* Dataset excerpt *
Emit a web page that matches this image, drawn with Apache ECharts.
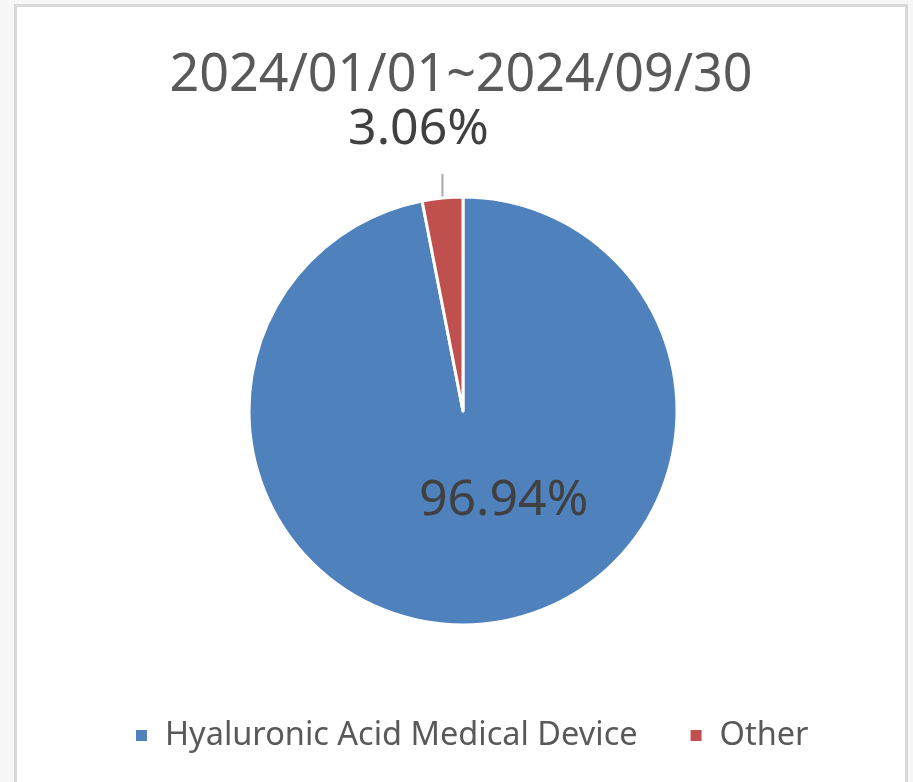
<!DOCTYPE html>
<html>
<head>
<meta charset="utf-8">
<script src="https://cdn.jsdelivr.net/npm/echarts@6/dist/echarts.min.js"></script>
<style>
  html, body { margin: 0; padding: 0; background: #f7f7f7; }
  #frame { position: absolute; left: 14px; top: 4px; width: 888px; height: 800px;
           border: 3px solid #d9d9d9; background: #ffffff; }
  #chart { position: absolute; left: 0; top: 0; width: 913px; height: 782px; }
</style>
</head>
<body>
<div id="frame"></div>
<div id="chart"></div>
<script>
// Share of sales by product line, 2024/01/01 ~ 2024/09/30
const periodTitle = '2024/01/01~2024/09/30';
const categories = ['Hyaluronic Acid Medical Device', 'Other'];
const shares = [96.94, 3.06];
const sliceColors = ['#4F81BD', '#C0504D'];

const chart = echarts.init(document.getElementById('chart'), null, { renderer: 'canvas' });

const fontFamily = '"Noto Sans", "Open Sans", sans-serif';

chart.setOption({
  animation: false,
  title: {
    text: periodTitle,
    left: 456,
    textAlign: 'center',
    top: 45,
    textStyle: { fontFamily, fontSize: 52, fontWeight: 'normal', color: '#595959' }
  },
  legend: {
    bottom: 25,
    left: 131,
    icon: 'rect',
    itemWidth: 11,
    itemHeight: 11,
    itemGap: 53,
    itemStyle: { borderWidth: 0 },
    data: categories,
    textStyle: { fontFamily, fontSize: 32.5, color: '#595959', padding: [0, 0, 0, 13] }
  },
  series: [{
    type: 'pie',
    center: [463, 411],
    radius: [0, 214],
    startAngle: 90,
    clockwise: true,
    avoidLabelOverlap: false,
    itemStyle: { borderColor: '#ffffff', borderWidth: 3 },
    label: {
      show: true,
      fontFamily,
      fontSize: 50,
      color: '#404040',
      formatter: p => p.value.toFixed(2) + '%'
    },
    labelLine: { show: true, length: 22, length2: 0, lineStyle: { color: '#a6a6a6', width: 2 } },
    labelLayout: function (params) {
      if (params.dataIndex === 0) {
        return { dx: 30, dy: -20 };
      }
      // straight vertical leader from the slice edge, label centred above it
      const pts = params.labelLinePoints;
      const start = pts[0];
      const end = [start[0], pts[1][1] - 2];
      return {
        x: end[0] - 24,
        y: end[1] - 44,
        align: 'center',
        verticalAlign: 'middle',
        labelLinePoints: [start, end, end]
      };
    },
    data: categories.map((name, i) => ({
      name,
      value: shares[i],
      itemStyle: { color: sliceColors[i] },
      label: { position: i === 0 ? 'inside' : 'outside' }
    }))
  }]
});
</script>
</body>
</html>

* Request *
Omit the pictures, then quote the rest of the material above exactly.

* Expected answer *
Emit a web page that matches this image, drawn with Apache ECharts.
<!DOCTYPE html>
<html>
<head>
<meta charset="utf-8">
<script src="https://cdn.jsdelivr.net/npm/echarts@6/dist/echarts.min.js"></script>
<style>
  html, body { margin: 0; padding: 0; background: #f7f7f7; }
  #frame { position: absolute; left: 14px; top: 4px; width: 888px; height: 800px;
           border: 3px solid #d9d9d9; background: #ffffff; }
  #chart { position: absolute; left: 0; top: 0; width: 913px; height: 782px; }
</style>
</head>
<body>
<div id="frame"></div>
<div id="chart"></div>
<script>
// Share of sales by product line, 2024/01/01 ~ 2024/09/30
const periodTitle = '2024/01/01~2024/09/30';
const categories = ['Hyaluronic Acid Medical Device', 'Other'];
const shares = [96.94, 3.06];
const sliceColors = ['#4F81BD', '#C0504D'];

const chart = echarts.init(document.getElementById('chart'), null, { renderer: 'canvas' });

const fontFamily = '"Noto Sans", "Open Sans", sans-serif';

chart.setOption({
  animation: false,
  title: {
    text: periodTitle,
    left: 456,
    textAlign: 'center',
    top: 45,
    textStyle: { fontFamily, fontSize: 52, fontWeight: 'normal', color: '#595959' }
  },
  legend: {
    bottom: 25,
    left: 131,
    icon: 'rect',
    itemWidth: 11,
    itemHeight: 11,
    itemGap: 53,
    itemStyle: { borderWidth: 0 },
    data: categories,
    textStyle: { fontFamily, fontSize: 32.5, color: '#595959', padding: [0, 0, 0, 13] }
  },
  series: [{
    type: 'pie',
    center: [463, 411],
    radius: [0, 214],
    startAngle: 90,
    clockwise: true,
    avoidLabelOverlap: false,
    itemStyle: { borderColor: '#ffffff', borderWidth: 3 },
    label: {
      show: true,
      fontFamily,
      fontSize: 50,
      color: '#404040',
      formatter: p => p.value.toFixed(2) + '%'
    },
    labelLine: { show: true, length: 22, length2: 0, lineStyle: { color: '#a6a6a6', width: 2 } },
    labelLayout: function (params) {
      if (params.dataIndex === 0) {
        return { dx: 30, dy: -20 };
      }
      // straight vertical leader from the slice edge, label centred above it
      const pts = params.labelLinePoints;
      const start = pts[0];
      const end = [start[0], pts[1][1] - 2];
      return {
        x: end[0] - 24,
        y: end[1] - 44,
        align: 'center',
        verticalAlign: 'middle',
        labelLinePoints: [start, end, end]
      };
    },
    data: categories.map((name, i) => ({
      name,
      value: shares[i],
      itemStyle: { color: sliceColors[i] },
      label: { position: i === 0 ? 'inside' : 'outside' }
    }))
  }]
});
</script>
</body>
</html>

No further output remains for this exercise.